Des oeuvres dénaturées par les surmoulages
"Chaque pièce était vendue 40.000 euros en moyenne", a-t-il indiqué. Selon lui, le tirage excessif de bronzes à partir de surmoulages de plâtres qui ne devaient supporter qu'un nombre limité d'exemplaires aurait également eu pour conséquence de dénaturer la qualité des oeuvres présentées au public comme des originaux.
Pour Me Christian Beer, avocat de Gary Snell, les plâtres acquis par son client étaient des "plâtres d'atelier ou de fonderie" qui permettent des productions de bronzes de qualité. Quelque 500 pièces ont été réalisées dans ce cadre", a-t-il précisé, en contestant la validité des poursuites intentées à son client.

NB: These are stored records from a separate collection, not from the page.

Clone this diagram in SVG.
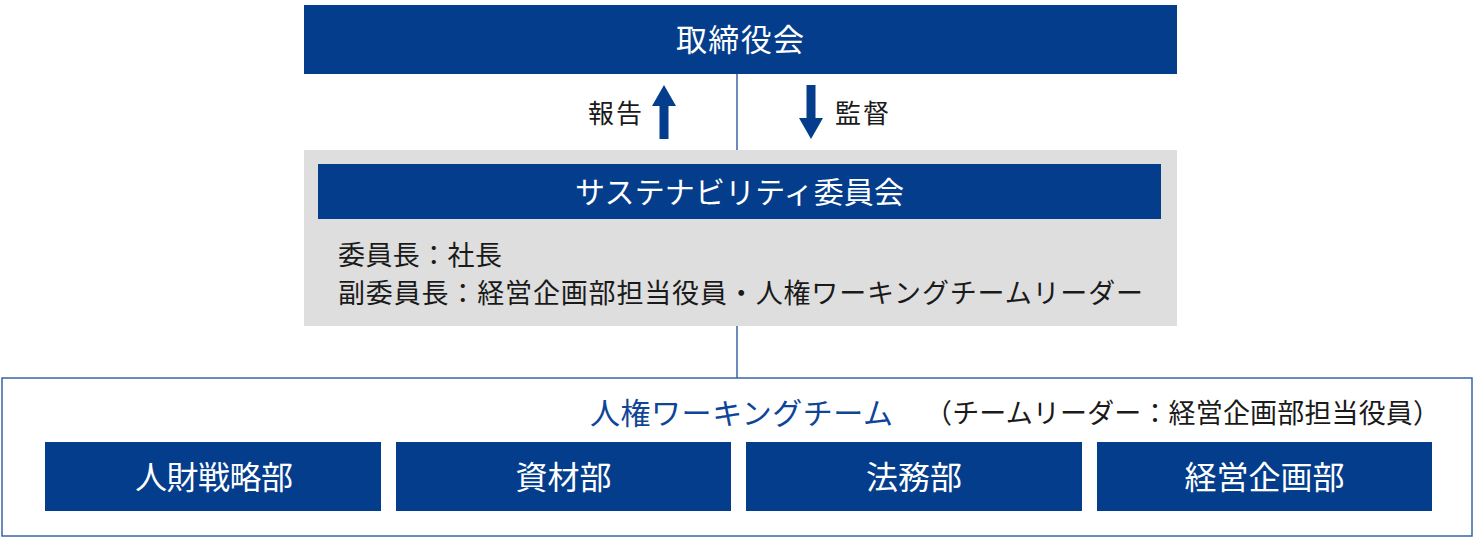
<svg xmlns="http://www.w3.org/2000/svg" width="1474" height="540" viewBox="0 0 1474 540">
<style>
.blue{fill:#033d8b}
.t{font-family:"Noto Sans CJK JP","Noto Sans",sans-serif}
.w{fill:#ffffff}
.k{fill:#1a1a1a}
.ln{stroke:#3a64a6;stroke-width:1.5;fill:none}
</style>
<rect width="1474" height="540" fill="#ffffff"/>
<g id="connectors">
<line class="ln" x1="737" y1="74" x2="737" y2="150"/>
<line class="ln" x1="737" y1="326" x2="737" y2="378"/>
<polygon class="blue" points="664,85 676,106 668.5,106 668.5,139 659.5,139 659.5,106 652,106"/>
<polygon class="blue" points="811,139 823,118 815.5,118 815.5,85 806.5,85 806.5,118 799,118"/>
<text class="t k" x="588" y="123" font-size="26" textLength="54">報告</text>
<text class="t k" x="835" y="123" font-size="26" textLength="54">監督</text>
</g>
<g id="board">
<rect class="blue" x="304" y="5" width="873" height="69"/>
<text class="t w" x="676" y="51" font-size="31" textLength="128">取締役会</text>
</g>
<g id="committee">
<rect x="304" y="150" width="873" height="176" fill="#dedede"/>
<rect class="blue" x="318" y="164" width="843" height="55"/>
<text class="t w" x="575" y="203" font-size="30" textLength="329">サステナビリティ委員会</text>
<text class="t k" x="338" y="264.5" font-size="27" textLength="164">委員長：社長</text>
<text class="t k" x="338" y="302.5" font-size="27" textLength="805">副委員長：経営企画部担当役員・人権ワーキングチームリーダー</text>
</g>
<g id="working-team">
<rect x="2" y="378" width="1470" height="158" fill="none" stroke="#3a64a6" stroke-width="1.5"/>
<text class="t" x="590" y="424" font-size="30" fill="#0f4597" textLength="303">人権ワーキングチーム</text>
<text class="t k" x="925" y="423" font-size="27" textLength="515">（チームリーダー：経営企画部担当役員）</text>
</g>
<g id="dept1">
<rect class="blue" x="45" y="442" width="336" height="69"/>
<text class="t w" x="135" y="489" font-size="32" textLength="158">人財戦略部</text>
</g>
<g id="dept2">
<rect class="blue" x="396" y="442" width="335" height="69"/>
<text class="t w" x="563.5" y="489" font-size="32" text-anchor="middle">資材部</text>
</g>
<g id="dept3">
<rect class="blue" x="746" y="442" width="336" height="69"/>
<text class="t w" x="914" y="489" font-size="32" text-anchor="middle">法務部</text>
</g>
<g id="dept4">
<rect class="blue" x="1097" y="442" width="335" height="69"/>
<text class="t w" x="1264.5" y="489" font-size="32" text-anchor="middle">経営企画部</text>
</g>
</svg>
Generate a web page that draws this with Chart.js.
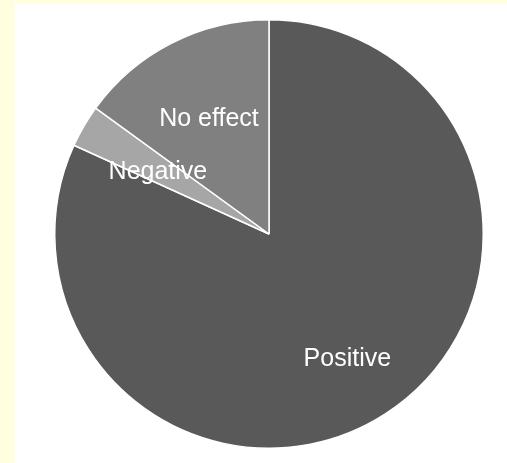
<!DOCTYPE html>
<html>
<head>
<meta charset="utf-8">
<title>Effect</title>
<script src="https://cdn.jsdelivr.net/npm/chart.js@4.4.1/dist/chart.umd.min.js"></script>
<style>
    html, body {
        margin: 0;
        padding: 0;
        background: #ffffe0;
        width: 507px;
        height: 463px;
        overflow: hidden;
    }
    #wrap {
        position: absolute;
        left: 15px;
        top: 4px;
        width: 492px;
        height: 459px;
        background: #ffffff;
    }
</style>
</head>
<body>
<div id="wrap">
    <canvas id="effectChart" width="492" height="459"></canvas>
</div>
<script>
// Share of responses per effect
const categories = ['Positive', 'Negative', 'No effect'];
const shares = [81.8, 3.2, 15.0];
const sliceColors = ['#595959', '#a6a6a6', '#808080'];

// How far out from the centre each label sits (fraction of radius)
const labelRadius = [0.676, 0.6, 0.617];

// Draws the category name inside each slice
const sliceLabels = {
    id: 'sliceLabels',
    afterDatasetsDraw(chart) {
        const ctx = chart.ctx;
        const meta = chart.getDatasetMeta(0);
        ctx.save();
        ctx.font = '25px "Liberation Sans", Arial, sans-serif';
        ctx.fillStyle = '#ffffff';
        ctx.textAlign = 'center';
        ctx.textBaseline = 'middle';
        meta.data.forEach((arc, i) => {
            const p = arc.getProps(['x', 'y', 'startAngle', 'endAngle', 'outerRadius'], true);
            const mid = (p.startAngle + p.endAngle) / 2;
            const r = p.outerRadius * labelRadius[i];
            ctx.fillText(chart.data.labels[i], p.x + Math.cos(mid) * r, p.y + Math.sin(mid) * r + 3);
        });
        ctx.restore();
    }
};

const ctx = document.getElementById('effectChart').getContext('2d');
new Chart(ctx, {
    type: 'pie',
    data: {
        labels: categories,
        datasets: [{
            data: shares,
            backgroundColor: sliceColors,
            borderColor: '#ffffff',
            borderWidth: 1.5
        }]
    },
    options: {
        responsive: false,
        animation: false,
        layout: {
            padding: { left: 39, right: 23, top: 14, bottom: 13 }
        },
        plugins: {
            legend: { display: false },
            tooltip: { enabled: false }
        }
    },
    plugins: [sliceLabels]
});
</script>
</body>
</html>
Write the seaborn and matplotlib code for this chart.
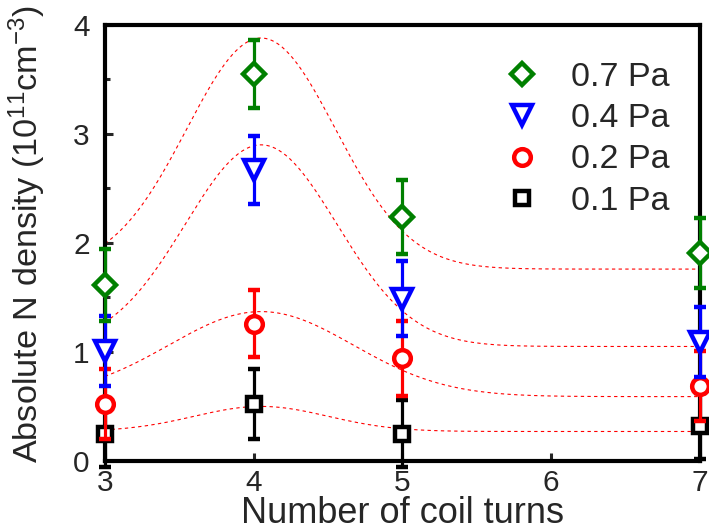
import numpy as np
import pandas as pd
import seaborn as sns
import matplotlib.pyplot as plt
from matplotlib.lines import Line2D
from matplotlib.ticker import MultipleLocator

# measured N density (10^11 cm^-3) vs number of coil turns
turns = [3, 4, 5, 7]
pressures = ["0.7 Pa", "0.4 Pa", "0.2 Pa", "0.1 Pa"]
n_07 = [1.61, 3.55, 2.24, 1.91]
n_04 = [1.01, 2.67, 1.49, 1.09]
n_02 = [0.52, 1.26, 0.94, 0.69]
n_01 = [0.25, 0.52, 0.25, 0.32]
err_07 = [0.33, 0.31, 0.34, 0.32]
err_04 = [0.32, 0.31, 0.34, 0.32]
err_02 = [0.32, 0.31, 0.34, 0.32]
err_01 = [0.31, 0.32, 0.31, 0.30]

# gaussian fit parameters: y0, A, xc, w
fit_y0 = [1.76, 1.05, 0.59, 0.27]
fit_amp = [2.12, 1.85, 0.78, 0.23]
fit_xc = [4.05, 4.05, 4.05, 4.05]
fit_w = [0.50, 0.51, 0.62, 0.45]

sns.set_style("ticks")
plt.rcParams["font.family"] = ["Liberation Sans", "DejaVu Sans"]
plt.rcParams["mathtext.default"] = "regular"

values = [n_07, n_04, n_02, n_01]
errors = [err_07, err_04, err_02, err_01]
colors = ["#008000", "#0000ff", "#ff0000", "#000000"]
markers = ["D", "v", "o", "s"]
sizes = [11, 15, 12, 9.5]
zorders = [6, 5, 4, 3]

fig = plt.figure(figsize=(7.09, 5.31), dpi=100)
ax = fig.add_axes([0.148, 0.132, 0.839, 0.821])

# dotted fit curves
xs = np.linspace(3, 7, 300)
for y0, amp, xc, w in zip(fit_y0, fit_amp, fit_xc, fit_w):
    curve = pd.DataFrame({"x": xs, "y": y0 + amp * np.exp(-(xs - xc) ** 2 / (2 * w ** 2))})
    sns.lineplot(data=curve, x="x", y="y", ax=ax, color="#ff0000", lw=0.8,
                 linestyle=(0, (3, 3)), zorder=1)

handles = []
for label, vals, errs, c, m, ms, z in zip(pressures, values, errors, colors, markers, sizes, zorders):
    ax.errorbar(turns, vals, yerr=errs, fmt=m, color=c, ms=ms, mfc="white", mec=c, mew=3.2,
                elinewidth=2.3, capsize=4.2, capthick=2.6, zorder=z, clip_on=False)
    handles.append(Line2D([], [], marker=m, color=c, ls="none", ms=ms, mfc="white", mew=3.2, label=label))

ax.set_xlim(3, 7)
ax.set_ylim(0, 4)
ax.set_xticks([3, 4, 5, 6, 7])
ax.set_yticks([0, 1, 2, 3, 4])
ax.yaxis.set_minor_locator(MultipleLocator(0.5))
ax.tick_params(axis="both", which="major", direction="in", length=6, width=2.2, labelsize=21.5)
ax.tick_params(axis="y", which="major", pad=11)
ax.tick_params(axis="x", which="major", pad=6)
ax.tick_params(axis="y", which="minor", direction="in", length=3.5, width=2.2)
for side in ["left", "right", "top", "bottom"]:
    ax.spines[side].set_linewidth(3)
    ax.spines[side].set_color("black")

ax.set_xlabel("Number of coil turns", fontsize=26, labelpad=-1)
ax.set_ylabel("Absolute N density (10$^{11}$cm$^{-3}$)", fontsize=24.7, labelpad=8)
ax.yaxis.set_label_coords(-0.095, 0.52)

ax.legend(handles=handles, loc="upper right", bbox_to_anchor=(0.978, 0.928), frameon=False,
          fontsize=24.5, labelspacing=0.3, handletextpad=0.45, borderpad=0.2,
          bbox_transform=fig.transFigure)

fig.savefig("out.png", dpi=100)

"L'oeuvre de Rodin est dans tous les pays dans le domaine public sauf en France où l'on exige la mention 'reproduction'". Or, aucun des tirages incriminés n'a été réalisé ou commercialisé en France, fait-il valoir, voyant dans l'action en justice du Musée Rodin un moyen de défendre un monopole commercial. Le procès se poursuit les 19 et 25 septembre.